Task details: Leave out the pictures and restate the rest of the data exactly.

start Information supplied

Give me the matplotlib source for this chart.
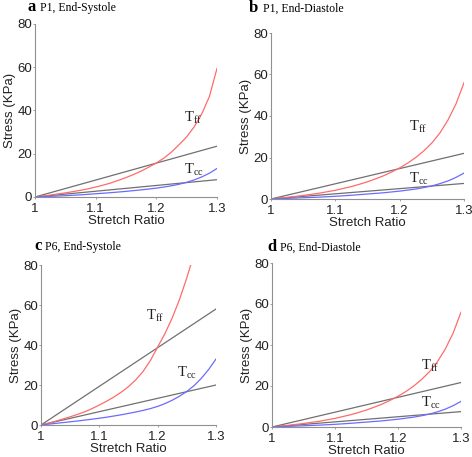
import numpy as np
import matplotlib
matplotlib.use("Agg")
import matplotlib.pyplot as plt

plt.rcParams["font.family"] = ["Liberation Sans", "DejaVu Sans"]
plt.rcParams["mathtext.fontset"] = "custom"
plt.rcParams["mathtext.rm"] = "Liberation Serif"

# stretch ratio sample points (every 0.0125)
stretch = [1.0, 1.0125, 1.025, 1.0375, 1.05, 1.0625, 1.075, 1.0875, 1.1,
           1.1125, 1.125, 1.1375, 1.15, 1.1625, 1.175, 1.1875, 1.2,
           1.2125, 1.225, 1.2375, 1.25, 1.2625, 1.275, 1.2875, 1.3]
# panel c T_ff leaves the plot at 80 KPa before 1.3
stretch_c_ff = stretch[:21] + [1.2566]
line_x = [1.0, 1.3]

# a: P1 end-systole
a_ff = [0, 0.4, 0.9, 1.4, 1.9, 2.5, 3.1, 3.8, 4.6, 5.5, 6.5, 7.7, 9.0,
        10.4, 12.0, 13.8, 15.7, 18.0, 20.8, 24.2, 27.8, 32.5, 38.5, 46.5, 59.5]
a_cc = [0, 0.15, 0.3, 0.45, 0.6, 0.8, 1.0, 1.25, 1.5, 1.75, 2.0, 2.3, 2.6,
        2.95, 3.3, 3.7, 4.1, 4.6, 5.2, 5.9, 6.8, 7.9, 9.3, 11.0, 13.2]
a_lin = [[0, 23.5], [0, 8.0]]
# b: P1 end-diastole
b_ff = [0, 0.4, 0.8, 1.25, 1.7, 2.25, 2.8, 3.5, 4.2, 5.1, 6.0, 7.1, 8.3,
        9.7, 11.2, 13.0, 15.0, 17.3, 20.0, 23.2, 27.0, 31.8, 38.0, 45.8, 56.0]
b_cc = [0, 0.15, 0.3, 0.45, 0.6, 0.75, 0.9, 1.1, 1.3, 1.55, 1.8, 2.1, 2.4,
        2.7, 3.0, 3.4, 3.8, 4.3, 4.8, 5.5, 6.3, 7.4, 8.7, 10.4, 12.5]
b_lin = [[0, 22.0], [0, 7.5]]
# c: P6 end-systole
c_ff = [0, 0.9, 1.9, 3.0, 4.1, 5.3, 6.6, 8.2, 10.0, 11.9, 14.0, 16.4, 19.2,
        22.6, 26.8, 32.2, 39.0, 45.7, 53.6, 62.8, 73.6, 80.0]
c_cc = [0, 0.4, 0.8, 1.2, 1.6, 2.0, 2.45, 2.9, 3.4, 3.9, 4.5, 5.1, 5.8,
        6.5, 7.3, 8.2, 9.3, 10.7, 12.4, 14.4, 16.8, 19.7, 23.4, 27.8, 33.0]
c_lin = [[0, 58.0], [0, 20.0]]
# d: P6 end-diastole
d_ff = [0, 0.4, 0.8, 1.25, 1.7, 2.25, 2.8, 3.5, 4.2, 5.1, 6.0, 7.1, 8.3,
        9.7, 11.2, 13.0, 15.0, 17.3, 20.0, 23.2, 27.0, 31.8, 38.0, 45.8, 56.0]
d_cc = [0, 0.15, 0.3, 0.45, 0.6, 0.75, 0.9, 1.1, 1.3, 1.55, 1.8, 2.1, 2.4,
        2.7, 3.0, 3.4, 3.8, 4.3, 4.8, 5.5, 6.3, 7.4, 8.7, 10.4, 12.5]
d_lin = [[0, 21.7], [0, 7.5]]

W, H = 472, 457

# letter, title, axes rect (px: left, top, right, bottom), title px (letter x, text x, baseline y),
# T_ff / T_cc label positions in data coords
panels = [
    ("a", "P1, End-Systole", (35, 24, 217, 197), (28, 40, 11), stretch, a_ff, a_cc, a_lin,
     (1.245, 36.5), (1.245, 12.5)),
    ("b", "P1, End-Diastole", (271, 33, 464, 199), (249, 263, 12), stretch, b_ff, b_cc, b_lin,
     (1.214, 34.7), (1.214, 10.0)),
    ("c", "P6, End-Systole", (41, 265, 216, 425), (34, 45, 250), stretch_c_ff, c_ff, c_cc, c_lin,
     (1.18, 54.5), (1.233, 26.0)),
    ("d", "P6, End-Diastole", (272, 263, 461, 427), (267, 280, 251), stretch, d_ff, d_cc, d_lin,
     (1.236, 30.0), (1.236, 11.7)),
]

fig = plt.figure(figsize=(W / 100, H / 100), dpi=100)
for letter, title, box, tpos, xff, ff, cc, lin, ff_pos, cc_pos in panels:
    l, t, r, b = box
    ax = fig.add_axes([l / W, 1 - b / H, (r - l) / W, (b - t) / H])
    for ys in lin:
        ax.plot(line_x, ys, color="#707070", lw=0.9)
    ax.plot(xff, ff, color="#ff6b6b", lw=0.9)
    ax.plot(stretch, cc, color="#6b6bff", lw=0.9)
    ax.text(*ff_pos, r"$\mathrm{T}_{\mathrm{ff}}$", fontsize=10.5, color="#222222",
            va="center")
    ax.text(*cc_pos, r"$\mathrm{T}_{\mathrm{cc}}$", fontsize=10.5, color="#222222",
            va="center")
    ax.set_xlim(1.0, 1.3)
    ax.set_ylim(0, 80)
    ax.set_xticks([1.0, 1.1, 1.2, 1.3])
    ax.set_xticklabels(["1", "1.1", "1.2", "1.3"])
    ax.set_yticks([0, 20, 40, 60, 80])
    for s in ("top", "right"):
        ax.spines[s].set_visible(False)
    for s in ("left", "bottom"):
        ax.spines[s].set_color("#909090")
        ax.spines[s].set_linewidth(0.8)
    ax.tick_params(length=1.5, width=0.6, color="#909090", direction="out",
                   labelsize=9.5, labelcolor="#222222")
    ax.tick_params(axis="y", pad=0.5)
    ax.tick_params(axis="x", pad=2.5)
    ax.set_xlabel("Stretch Ratio", fontsize=9.5, color="#222222", labelpad=0)
    ax.set_ylabel("Stress (KPa)", fontsize=9.5, color="#222222", labelpad=1)
    lx, tx, by = tpos
    fig.text(lx / W, 1 - by / H, letter, fontsize=12, fontweight="bold",
             family="Liberation Serif", ha="left", va="baseline")
    fig.text(tx / W, 1 - by / H, title, fontsize=8.5,
             family="Liberation Serif", ha="left", va="baseline")

fig.savefig("out.png", dpi=100)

end Information supplied

Solution for this task:
Give me the matplotlib source for this chart.
import numpy as np
import matplotlib
matplotlib.use("Agg")
import matplotlib.pyplot as plt

plt.rcParams["font.family"] = ["Liberation Sans", "DejaVu Sans"]
plt.rcParams["mathtext.fontset"] = "custom"
plt.rcParams["mathtext.rm"] = "Liberation Serif"

# stretch ratio sample points (every 0.0125)
stretch = [1.0, 1.0125, 1.025, 1.0375, 1.05, 1.0625, 1.075, 1.0875, 1.1,
           1.1125, 1.125, 1.1375, 1.15, 1.1625, 1.175, 1.1875, 1.2,
           1.2125, 1.225, 1.2375, 1.25, 1.2625, 1.275, 1.2875, 1.3]
# panel c T_ff leaves the plot at 80 KPa before 1.3
stretch_c_ff = stretch[:21] + [1.2566]
line_x = [1.0, 1.3]

# a: P1 end-systole
a_ff = [0, 0.4, 0.9, 1.4, 1.9, 2.5, 3.1, 3.8, 4.6, 5.5, 6.5, 7.7, 9.0,
        10.4, 12.0, 13.8, 15.7, 18.0, 20.8, 24.2, 27.8, 32.5, 38.5, 46.5, 59.5]
a_cc = [0, 0.15, 0.3, 0.45, 0.6, 0.8, 1.0, 1.25, 1.5, 1.75, 2.0, 2.3, 2.6,
        2.95, 3.3, 3.7, 4.1, 4.6, 5.2, 5.9, 6.8, 7.9, 9.3, 11.0, 13.2]
a_lin = [[0, 23.5], [0, 8.0]]
# b: P1 end-diastole
b_ff = [0, 0.4, 0.8, 1.25, 1.7, 2.25, 2.8, 3.5, 4.2, 5.1, 6.0, 7.1, 8.3,
        9.7, 11.2, 13.0, 15.0, 17.3, 20.0, 23.2, 27.0, 31.8, 38.0, 45.8, 56.0]
b_cc = [0, 0.15, 0.3, 0.45, 0.6, 0.75, 0.9, 1.1, 1.3, 1.55, 1.8, 2.1, 2.4,
        2.7, 3.0, 3.4, 3.8, 4.3, 4.8, 5.5, 6.3, 7.4, 8.7, 10.4, 12.5]
b_lin = [[0, 22.0], [0, 7.5]]
# c: P6 end-systole
c_ff = [0, 0.9, 1.9, 3.0, 4.1, 5.3, 6.6, 8.2, 10.0, 11.9, 14.0, 16.4, 19.2,
        22.6, 26.8, 32.2, 39.0, 45.7, 53.6, 62.8, 73.6, 80.0]
c_cc = [0, 0.4, 0.8, 1.2, 1.6, 2.0, 2.45, 2.9, 3.4, 3.9, 4.5, 5.1, 5.8,
        6.5, 7.3, 8.2, 9.3, 10.7, 12.4, 14.4, 16.8, 19.7, 23.4, 27.8, 33.0]
c_lin = [[0, 58.0], [0, 20.0]]
# d: P6 end-diastole
d_ff = [0, 0.4, 0.8, 1.25, 1.7, 2.25, 2.8, 3.5, 4.2, 5.1, 6.0, 7.1, 8.3,
        9.7, 11.2, 13.0, 15.0, 17.3, 20.0, 23.2, 27.0, 31.8, 38.0, 45.8, 56.0]
d_cc = [0, 0.15, 0.3, 0.45, 0.6, 0.75, 0.9, 1.1, 1.3, 1.55, 1.8, 2.1, 2.4,
        2.7, 3.0, 3.4, 3.8, 4.3, 4.8, 5.5, 6.3, 7.4, 8.7, 10.4, 12.5]
d_lin = [[0, 21.7], [0, 7.5]]

W, H = 472, 457

# letter, title, axes rect (px: left, top, right, bottom), title px (letter x, text x, baseline y),
# T_ff / T_cc label positions in data coords
panels = [
    ("a", "P1, End-Systole", (35, 24, 217, 197), (28, 40, 11), stretch, a_ff, a_cc, a_lin,
     (1.245, 36.5), (1.245, 12.5)),
    ("b", "P1, End-Diastole", (271, 33, 464, 199), (249, 263, 12), stretch, b_ff, b_cc, b_lin,
     (1.214, 34.7), (1.214, 10.0)),
    ("c", "P6, End-Systole", (41, 265, 216, 425), (34, 45, 250), stretch_c_ff, c_ff, c_cc, c_lin,
     (1.18, 54.5), (1.233, 26.0)),
    ("d", "P6, End-Diastole", (272, 263, 461, 427), (267, 280, 251), stretch, d_ff, d_cc, d_lin,
     (1.236, 30.0), (1.236, 11.7)),
]

fig = plt.figure(figsize=(W / 100, H / 100), dpi=100)
for letter, title, box, tpos, xff, ff, cc, lin, ff_pos, cc_pos in panels:
    l, t, r, b = box
    ax = fig.add_axes([l / W, 1 - b / H, (r - l) / W, (b - t) / H])
    for ys in lin:
        ax.plot(line_x, ys, color="#707070", lw=0.9)
    ax.plot(xff, ff, color="#ff6b6b", lw=0.9)
    ax.plot(stretch, cc, color="#6b6bff", lw=0.9)
    ax.text(*ff_pos, r"$\mathrm{T}_{\mathrm{ff}}$", fontsize=10.5, color="#222222",
            va="center")
    ax.text(*cc_pos, r"$\mathrm{T}_{\mathrm{cc}}$", fontsize=10.5, color="#222222",
            va="center")
    ax.set_xlim(1.0, 1.3)
    ax.set_ylim(0, 80)
    ax.set_xticks([1.0, 1.1, 1.2, 1.3])
    ax.set_xticklabels(["1", "1.1", "1.2", "1.3"])
    ax.set_yticks([0, 20, 40, 60, 80])
    for s in ("top", "right"):
        ax.spines[s].set_visible(False)
    for s in ("left", "bottom"):
        ax.spines[s].set_color("#909090")
        ax.spines[s].set_linewidth(0.8)
    ax.tick_params(length=1.5, width=0.6, color="#909090", direction="out",
                   labelsize=9.5, labelcolor="#222222")
    ax.tick_params(axis="y", pad=0.5)
    ax.tick_params(axis="x", pad=2.5)
    ax.set_xlabel("Stretch Ratio", fontsize=9.5, color="#222222", labelpad=0)
    ax.set_ylabel("Stress (KPa)", fontsize=9.5, color="#222222", labelpad=1)
    lx, tx, by = tpos
    fig.text(lx / W, 1 - by / H, letter, fontsize=12, fontweight="bold",
             family="Liberation Serif", ha="left", va="baseline")
    fig.text(tx / W, 1 - by / H, title, fontsize=8.5,
             family="Liberation Serif", ha="left", va="baseline")

fig.savefig("out.png", dpi=100)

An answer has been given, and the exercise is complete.